The argument from desire

The argument from desire May 2, 2013

I am currently reading a biography of C S Lewis by Alister McGrath. In the chapter on Lewis’ Christian faith, McGrath argues that Lewis came to believe in God because he recognised that there was something he desired that was always out of reach. This “argument from desire” occurs in Lewis’ well-known sermon The Weight of Glory; in his first novel, The Pilgrim’s Regress; and in his autobiographical work, Surprised by Joy. This desire is not simply a want, or a need for wish-fulfilment; it is not a craving for a particular transitory experience; indeed, it can be occasioned by a fleeting glimpse of beauty or transcendence. It is a desire for connection with, or experience of, the divine (which, for Lewis, came to mean the Christian God). The “argument from desire” is that we all have a “God-shaped hole” in consciousness, which can only be filled by the divine. Lewis writes (in The Weight of Glory):

The books or the music in which we thought the beauty was located will betray us if we trust to them; it was not in them, it only came through them, and what came through them was longing. These things—the beauty, the memory of our own past—are good images of what we really desire; but if they are mistaken for the thing itself they turn into dumb idols, breaking the hearts of their worshippers. For they are not the thing itself; they are only the scent of a flower we have not found, the echo of a tune we have not heard, news from a country we have never yet visited. Do you think I am trying to weave a spell? Perhaps I am; but remember your fairy tales. Spells are used for breaking enchantments as well as for inducing them.

Can this concept have any meaning in a Pagan context? What is it that Pagans desire? For one thing, most Pagans believe that the divine (whether it is perceived as a single underlying energy, or as many deities) is immanent in the world, and therefore available to our experience in the here and now. So that is a key point where we differ from Lewis, who may well have seen the divine as both immanent and transcendent, but certainly thought that a full experience of it would only be available after death.

For many of us, Nature does not merely reflect the divine glory: she is the Divine glory – in all her contrary moods and states. And we can experience the divine directly. As we have only finite and local consciousness, we cannot fully apprehend the (presumed) infinite and non-local consciousness of deities, but we can participate in it. That is one of the purposes of magic (in my opinion). I believe that the goal of existence is not to divorce spirit from matter, but to awaken matter to its full potential; to divinize it, if you like.

The aim of my personal Pagan path is to become divine, to achieve apotheosis (not to merge with the underlying divine energy, but to be infused with it). I think this will take several lifetimes, but I believe it is possible. The only obstacle on this path is one of perception.

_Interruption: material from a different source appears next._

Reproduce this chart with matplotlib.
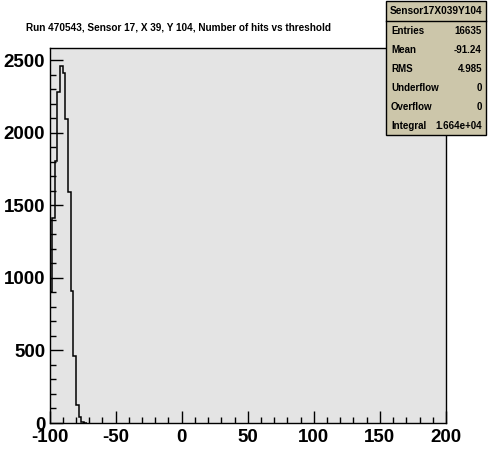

As Blake put it, “If the doors of perception were cleansed, everything would appear as it is, infinite.”

I do think that the “argument from desire” is quite a good argument for the existence of deities – but I do not think it is a desire for a realm that is beyond the world (ontological transcendence); rather I think it is a desire to connect with something beyond the ego, something larger, deeper, broader that already exists in our own depths and connects with all that is (epistemological transcendence).

Lewis argues (in The Weight of Glory) that every activity has its proper reward, and every desire has its fulfilment. It is mercenary to desire “the reward which has no natural connexion with the things you do to earn it, and is quite foreign to the desires that ought to accompany those things”; but it is not mercenary to desire the proper reward of the action. The example he gives is that if someone marries for money, that is mercenary; but if they marry for love, it is not – because marriage is the proper reward of love.

In the same way, the fulfilment proper to existence is to encounter it fully; to experience it as the divine beloved. From my personal Pagan perspective, this does not mean to dissolve the self in the great all, but to experience the hieros gamos (sacred marriage) in one’s own depths, between the finite and the infinite, between manifest and unmanifest, matter and spirit.

From a polytheist perspective, even if one believes (as I do) in a single substance or energy from which all other entities (deities, spirits, humans and other animals, genii loci, etc) emerge, the underlying energy is plural and diverse, and so we cannot dissolve into it, and nor would it be desirable to do so (and interestingly, this is not the goal of Christian spirituality either). Becoming infused with it is not the same as losing our identity within it.

So yes, we desire meaning, joy, fulfilment, and the sacred marriage; and we can have them in the here and now, and they can be found through many spiritual traditions. But it does seem that there must be something (however we perceive it) that our desire is fixed upon – the goal of our desire is not merely imaginary.